Commander Abu Ubayda, in the eastern Saif al-Dawla district of Aleppo, said the rebels even launch fake attacks as diversions to help soldiers escape.
"They signal to us using the light on their telephones and we fire behind them to cover them. Inside some bases, a regime soldier only has to walk up to a wall and he will be shot in the back," he said.
The rebels repeatedly claim, but cannot confirm, that militiamen from Lebanon's pro-Damascus movement Hezbollah and Iranians are posted in army barracks, their weapons pointed inwards.
Ahmad al-Imam, the 35-year-old head of a rebel unit in central Bab al-Nasr, said "Alawite officers do not fight, they simply watch the Sunni soldiers and shoot at them if they refuse to fight."
President Bashar al-Assad and his entourage belong to the ruling Alawite minority, an offshoot of Shiite Islam.

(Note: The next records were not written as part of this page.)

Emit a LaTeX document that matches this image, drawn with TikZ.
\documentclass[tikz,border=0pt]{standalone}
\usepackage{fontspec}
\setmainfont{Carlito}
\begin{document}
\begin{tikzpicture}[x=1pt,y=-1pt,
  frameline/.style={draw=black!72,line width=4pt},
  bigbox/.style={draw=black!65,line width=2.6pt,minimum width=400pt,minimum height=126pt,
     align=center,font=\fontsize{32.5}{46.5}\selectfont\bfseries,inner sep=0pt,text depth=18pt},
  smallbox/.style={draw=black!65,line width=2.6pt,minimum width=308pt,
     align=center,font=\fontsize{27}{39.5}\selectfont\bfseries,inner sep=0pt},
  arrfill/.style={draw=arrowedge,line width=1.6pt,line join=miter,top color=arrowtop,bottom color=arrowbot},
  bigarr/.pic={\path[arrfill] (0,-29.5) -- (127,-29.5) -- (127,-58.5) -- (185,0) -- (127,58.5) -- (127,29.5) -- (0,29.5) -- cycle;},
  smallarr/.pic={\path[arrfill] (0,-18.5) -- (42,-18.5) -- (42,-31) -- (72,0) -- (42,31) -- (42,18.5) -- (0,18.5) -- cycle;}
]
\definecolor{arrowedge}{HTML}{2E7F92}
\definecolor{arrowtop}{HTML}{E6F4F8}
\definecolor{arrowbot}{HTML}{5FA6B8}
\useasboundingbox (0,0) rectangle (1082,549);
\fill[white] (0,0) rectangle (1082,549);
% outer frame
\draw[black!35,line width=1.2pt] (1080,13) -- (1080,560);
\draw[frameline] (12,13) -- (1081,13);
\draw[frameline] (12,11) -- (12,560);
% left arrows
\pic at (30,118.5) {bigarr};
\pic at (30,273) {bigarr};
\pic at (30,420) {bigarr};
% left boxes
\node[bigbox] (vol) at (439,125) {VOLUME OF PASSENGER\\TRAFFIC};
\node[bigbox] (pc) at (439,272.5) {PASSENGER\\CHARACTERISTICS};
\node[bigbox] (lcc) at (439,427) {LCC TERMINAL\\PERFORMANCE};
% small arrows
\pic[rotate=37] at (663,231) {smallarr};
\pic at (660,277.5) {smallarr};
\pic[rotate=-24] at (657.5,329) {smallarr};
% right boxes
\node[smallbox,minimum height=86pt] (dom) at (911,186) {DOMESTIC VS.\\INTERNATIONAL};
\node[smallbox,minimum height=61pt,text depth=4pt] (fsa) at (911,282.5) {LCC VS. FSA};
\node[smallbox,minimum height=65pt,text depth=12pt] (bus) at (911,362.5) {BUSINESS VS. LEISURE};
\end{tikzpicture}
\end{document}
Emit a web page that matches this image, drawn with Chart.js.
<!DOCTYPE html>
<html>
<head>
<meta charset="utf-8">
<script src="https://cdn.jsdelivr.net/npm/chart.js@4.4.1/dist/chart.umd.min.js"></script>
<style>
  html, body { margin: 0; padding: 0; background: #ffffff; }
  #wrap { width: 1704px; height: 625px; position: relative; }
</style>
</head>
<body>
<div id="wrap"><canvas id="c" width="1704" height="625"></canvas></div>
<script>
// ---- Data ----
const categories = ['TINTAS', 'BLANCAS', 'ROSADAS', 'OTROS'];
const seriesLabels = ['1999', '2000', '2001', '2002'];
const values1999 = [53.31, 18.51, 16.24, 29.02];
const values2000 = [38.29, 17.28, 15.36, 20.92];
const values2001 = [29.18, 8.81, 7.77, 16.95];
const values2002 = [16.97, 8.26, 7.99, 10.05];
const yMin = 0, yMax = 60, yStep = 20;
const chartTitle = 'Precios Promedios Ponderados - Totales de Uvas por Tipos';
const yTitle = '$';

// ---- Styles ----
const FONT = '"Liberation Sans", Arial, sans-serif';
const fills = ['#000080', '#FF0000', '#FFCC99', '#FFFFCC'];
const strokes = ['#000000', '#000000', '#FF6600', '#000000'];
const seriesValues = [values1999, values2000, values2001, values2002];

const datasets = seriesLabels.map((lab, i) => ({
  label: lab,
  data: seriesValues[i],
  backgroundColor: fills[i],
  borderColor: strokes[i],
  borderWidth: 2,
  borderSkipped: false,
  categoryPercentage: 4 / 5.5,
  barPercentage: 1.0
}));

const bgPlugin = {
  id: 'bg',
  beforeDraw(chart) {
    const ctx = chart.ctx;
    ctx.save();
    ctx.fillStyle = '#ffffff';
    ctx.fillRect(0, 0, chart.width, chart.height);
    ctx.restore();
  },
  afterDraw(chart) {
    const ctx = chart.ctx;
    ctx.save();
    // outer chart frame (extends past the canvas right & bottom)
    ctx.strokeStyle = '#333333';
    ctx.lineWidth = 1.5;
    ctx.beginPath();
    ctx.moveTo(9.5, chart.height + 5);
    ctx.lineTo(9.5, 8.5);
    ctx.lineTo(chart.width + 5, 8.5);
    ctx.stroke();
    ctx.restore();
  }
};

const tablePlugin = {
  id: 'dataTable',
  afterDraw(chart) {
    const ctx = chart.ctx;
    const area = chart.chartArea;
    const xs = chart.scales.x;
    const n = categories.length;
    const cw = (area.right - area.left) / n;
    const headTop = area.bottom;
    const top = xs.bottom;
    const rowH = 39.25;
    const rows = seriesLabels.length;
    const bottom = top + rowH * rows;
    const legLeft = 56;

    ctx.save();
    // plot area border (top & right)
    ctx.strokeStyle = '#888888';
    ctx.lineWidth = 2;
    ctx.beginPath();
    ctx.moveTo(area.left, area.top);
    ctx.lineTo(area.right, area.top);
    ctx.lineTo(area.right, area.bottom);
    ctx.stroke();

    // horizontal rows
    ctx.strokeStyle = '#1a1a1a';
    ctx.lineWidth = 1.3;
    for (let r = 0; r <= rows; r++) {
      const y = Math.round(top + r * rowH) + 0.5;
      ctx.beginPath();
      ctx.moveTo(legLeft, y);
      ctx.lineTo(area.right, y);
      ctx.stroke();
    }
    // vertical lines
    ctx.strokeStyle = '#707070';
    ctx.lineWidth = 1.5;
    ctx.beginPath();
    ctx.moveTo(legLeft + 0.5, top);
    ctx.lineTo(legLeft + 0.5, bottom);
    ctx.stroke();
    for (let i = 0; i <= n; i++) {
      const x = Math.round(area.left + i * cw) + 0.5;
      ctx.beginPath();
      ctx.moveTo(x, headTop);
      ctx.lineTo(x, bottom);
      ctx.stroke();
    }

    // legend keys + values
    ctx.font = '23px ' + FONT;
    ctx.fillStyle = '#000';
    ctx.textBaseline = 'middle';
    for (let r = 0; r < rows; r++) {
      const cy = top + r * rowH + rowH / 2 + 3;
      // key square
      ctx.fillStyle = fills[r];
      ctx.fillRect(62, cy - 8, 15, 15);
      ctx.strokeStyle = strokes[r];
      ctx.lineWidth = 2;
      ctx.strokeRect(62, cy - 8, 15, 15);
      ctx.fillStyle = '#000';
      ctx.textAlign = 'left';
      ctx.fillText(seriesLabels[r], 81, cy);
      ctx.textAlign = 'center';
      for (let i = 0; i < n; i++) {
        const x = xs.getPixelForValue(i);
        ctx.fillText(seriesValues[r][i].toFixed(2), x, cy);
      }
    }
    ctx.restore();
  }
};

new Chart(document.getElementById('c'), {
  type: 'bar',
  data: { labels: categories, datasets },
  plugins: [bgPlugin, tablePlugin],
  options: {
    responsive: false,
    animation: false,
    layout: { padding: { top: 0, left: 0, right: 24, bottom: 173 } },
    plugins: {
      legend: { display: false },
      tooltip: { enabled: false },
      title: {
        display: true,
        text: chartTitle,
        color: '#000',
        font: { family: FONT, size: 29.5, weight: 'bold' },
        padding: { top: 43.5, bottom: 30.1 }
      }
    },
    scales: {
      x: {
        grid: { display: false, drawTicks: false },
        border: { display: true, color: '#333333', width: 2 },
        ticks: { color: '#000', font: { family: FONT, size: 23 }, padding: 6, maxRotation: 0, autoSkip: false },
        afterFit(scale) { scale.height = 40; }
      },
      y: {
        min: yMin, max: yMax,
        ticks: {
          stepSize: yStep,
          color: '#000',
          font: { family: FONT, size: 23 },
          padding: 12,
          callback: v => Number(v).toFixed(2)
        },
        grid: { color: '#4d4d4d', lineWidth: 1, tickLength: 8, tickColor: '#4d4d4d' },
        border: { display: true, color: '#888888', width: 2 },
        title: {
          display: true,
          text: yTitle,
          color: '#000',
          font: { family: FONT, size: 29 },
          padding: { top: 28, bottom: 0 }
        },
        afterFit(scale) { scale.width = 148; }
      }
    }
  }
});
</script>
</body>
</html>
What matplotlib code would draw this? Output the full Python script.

Like Abu Anas, several Sunni army defectors say they were kept isolated in their barracks with their telephones confiscated, televisions permanently switched to state channels, their conversations monitored and civilian attire banned.
"I was in the base for eight months without leaving," he said. "The officers claimed the 'roads were not safe.' The last soldiers who left with their families did not come back, and the officers told us they'd been killed. We knew that wasn't true.
"Fifteen of my friends are waiting to follow me, but they fear what might happen to their families if they do," he said.
"On my radar screen I could see all the warplane movements, the helicopters that bombard Aleppo and outside. With planes bombing neighbourhoods and civlians, it's difficult for them to say they're fighting terrorists."